* _What to do_
Transcribe the records below from the first line to the line that includes "4.0, 4.2, 4.4];", inclusive, and omit the pictures.

* _Provided material_
────────

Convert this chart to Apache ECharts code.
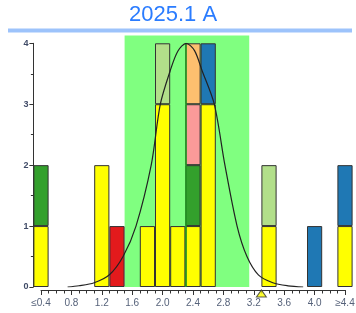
<!DOCTYPE html>
<html>
<head>
<meta charset="utf-8">
<script src="https://cdn.jsdelivr.net/npm/echarts@6/dist/echarts.min.js"></script>
<style>
  html, body { margin: 0; padding: 0; background: #fff; }
  #main { width: 356px; height: 313px; }
</style>
</head>
<body>
<div id="main"></div>
<script>
// histogram bins (centre of each 0.2 wide bin)
const bins = [0.4, 0.6, 0.8, 1.0, 1.2, 1.4, 1.6, 1.8, 2.0, 2.2, 2.4, 2.6, 2.8, 3.0, 3.2, 3.4, 3.6, 3.8, 4.0, 4.2, 4.4];

// stacked counts per bin, bottom to top
const yellow     = [1, 0, 0, 0, 2, 0, 0, 1, 3, 1, 1, 3, 0, 0, 0, 1, 0, 0, 0, 0, 1];
const darkGreen  = [1, 0, 0, 0, 0, 0, 0, 0, 0, 0, 1, 0, 0, 0, 0, 0, 0, 0, 0, 0, 0];
const lightGreen = [0, 0, 0, 0, 0, 0, 0, 0, 1, 0, 0, 0, 0, 0, 0, 1, 0, 0, 0, 0, 0];
const red        = [0, 0, 0, 0, 0, 1, 0, 0, 0, 0, 0, 0, 0, 0, 0, 0, 0, 0, 0, 0, 0];
const pink       = [0, 0, 0, 0, 0, 0, 0, 0, 0, 0, 1, 0, 0, 0, 0, 0, 0, 0, 0, 0, 0];
const orange     = [0, 0, 0, 0, 0, 0, 0, 0, 0, 0, 1, 0, 0, 0, 0, 0, 0, 0, 0, 0, 0];
const blue       = [0, 0, 0, 0, 0, 0, 0, 0, 0, 0, 0, 1, 0, 0, 0, 0, 0, 0, 1, 0, 1];

// fitted curve
const curveX = [0.75, 0.9, 1.1, 1.3, 1.48, 1.65, 1.85, 1.97, 2.1, 2.2, 2.31, 2.42, 2.52, 2.68, 2.82, 2.98, 3.11, 3.26, 3.45, 3.65, 3.85];
const curveY = [0.0, 0.02, 0.07, 0.2, 0.5, 1.0, 2.0, 3.0, 3.55, 3.87, 4.0, 3.88, 3.55, 3.0, 2.0, 1.0, 0.5, 0.2, 0.07, 0.02, 0.0];

const meanX = 2.31;          // green vertical line
const bandRange = [1.5, 3.14, 4.13]; // green tolerance band: from, to, top
const markerX = 3.3;         // yellow triangle on the axis

const xTickLabels = ['≤0.4', '0.8', '1.2', '1.6', '2.0', '2.4', '2.8', '3.2', '3.6', '4.0', '≥4.4'];
const yTicks = [0, 1, 2, 3, 4];

const chart = echarts.init(document.getElementById('main'));

function barSeries(name, arr, color) {
  return {
    name: name,
    type: 'bar',
    stack: 'all',
    xAxisIndex: 0,
    yAxisIndex: 0,
    barCategoryGap: '0%',
    clip: false,
    z: 3,
    itemStyle: { color: color, borderColor: '#333', borderWidth: 1 },
    data: arr.map(v => v ? v : '-')
  };
}

const option = {
  animation: false,
  textStyle: { fontFamily: 'Liberation Sans, Arial, sans-serif' },
  title: {
    text: '2025.1 A',
    left: 129,
    top: 4,
    padding: 0,
    textStyle: { color: '#2a7cff', fontSize: 22, fontWeight: 'normal', fontFamily: 'Liberation Sans' }
  },
  graphic: [{
    type: 'rect',
    shape: { x: 8, y: 28.5, width: 344, height: 4 },
    style: { fill: '#9dc3fb' }
  }],
  grid: { left: 41, right: 11, top: 43.3, bottom: 26, containLabel: false, outerBoundsMode: 'none' },
  xAxis: [{
    type: 'category',
    data: bins.map(b => b.toFixed(1)),
    boundaryGap: false,
    show: false
  }, {
    type: 'value',
    min: 0.4,
    max: 4.4,
    interval: 0.4,
    offset: 3,
    position: 'bottom',
    name: '%',
    nameLocation: 'middle',
    nameGap: 17,
    nameTextStyle: { fontSize: 6, color: '#556' },
    splitLine: { show: false },
    axisLine: { lineStyle: { color: '#333', width: 1 } },
    axisTick: { length: 5, lineStyle: { color: '#333' } },
    minorTick: { show: true, splitNumber: 4, length: 3.5, lineStyle: { color: '#333' } },
    axisLabel: {
      color: '#56627a',
      fontSize: 10,
      margin: 8,
      formatter: v => xTickLabels[Math.round((v - 0.4) / 0.4)]
    }
  }],
  yAxis: {
    type: 'value',
    min: yTicks[0],
    max: yTicks[yTicks.length - 1],
    interval: 1,
    offset: 7.6,
    splitLine: { show: false },
    axisLine: { show: true, lineStyle: { color: '#333', width: 1 } },
    axisTick: { show: true, length: 4, lineStyle: { color: '#333' } },
    minorTick: { show: true, splitNumber: 2, length: 2.5, lineStyle: { color: '#333' } },
    axisLabel: { color: '#3f4a66', fontSize: 9, fontWeight: 'bold', margin: 5 }
  },
  series: [
    {
      type: 'custom',
      xAxisIndex: 1,
      yAxisIndex: 0,
      z: 1,
      silent: true,
      encode: { x: [0, 1], y: 2 },
      renderItem: function (params, api) {
        const p0 = api.coord([api.value(0), 0]);
        const p1 = api.coord([api.value(1), api.value(2)]);
        return {
          type: 'rect',
          shape: { x: p0[0], y: p1[1], width: p1[0] - p0[0], height: p0[1] - p1[1] },
          style: { fill: '#80ff80' }
        };
      },
      data: [bandRange]
    },
    barSeries('yellow', yellow, '#ffff00'),
    barSeries('darkGreen', darkGreen, '#33a02c'),
    barSeries('lightGreen', lightGreen, '#b2df8a'),
    barSeries('red', red, '#e31a1c'),
    barSeries('pink', pink, '#fb9a99'),
    barSeries('orange', orange, '#fdbf6f'),
    barSeries('blue', blue, '#1f78b4'),
    {
      type: 'line',
      xAxisIndex: 1,
      yAxisIndex: 0,
      smooth: 0.3,
      symbol: 'none',
      z: 5,
      lineStyle: { color: '#222', width: 1.2 },
      data: curveX.map((x, i) => [x, curveY[i]]),
      markLine: {
        silent: true,
        symbol: 'none',
        label: { show: false },
        lineStyle: { color: '#1f9a1f', width: 1.5, type: 'solid' },
        data: [[{ coord: [meanX, 0] }, { coord: [meanX, 4] }]]
      }
    },
    {
      type: 'scatter',
      xAxisIndex: 1,
      yAxisIndex: 0,
      clip: false,
      z: 6,
      symbol: 'triangle',
      symbolSize: [10, 7],
      symbolOffset: [0, 6.5],
      itemStyle: { color: '#ffff00', borderColor: '#333', borderWidth: 1 },
      data: [[markerX, 0]]
    }
  ]
};

chart.setOption(option);
</script>
</body>
</html>
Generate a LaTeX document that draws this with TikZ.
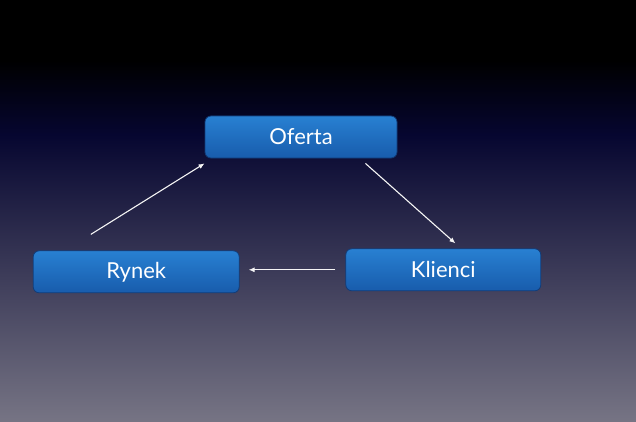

────────

* _Output for this exercise_
Convert this chart to Apache ECharts code.
<!DOCTYPE html>
<html>
<head>
<meta charset="utf-8">
<script src="https://cdn.jsdelivr.net/npm/echarts@6/dist/echarts.min.js"></script>
<style>
  html, body { margin: 0; padding: 0; background: #fff; }
  #main { width: 356px; height: 313px; }
</style>
</head>
<body>
<div id="main"></div>
<script>
// histogram bins (centre of each 0.2 wide bin)
const bins = [0.4, 0.6, 0.8, 1.0, 1.2, 1.4, 1.6, 1.8, 2.0, 2.2, 2.4, 2.6, 2.8, 3.0, 3.2, 3.4, 3.6, 3.8, 4.0, 4.2, 4.4];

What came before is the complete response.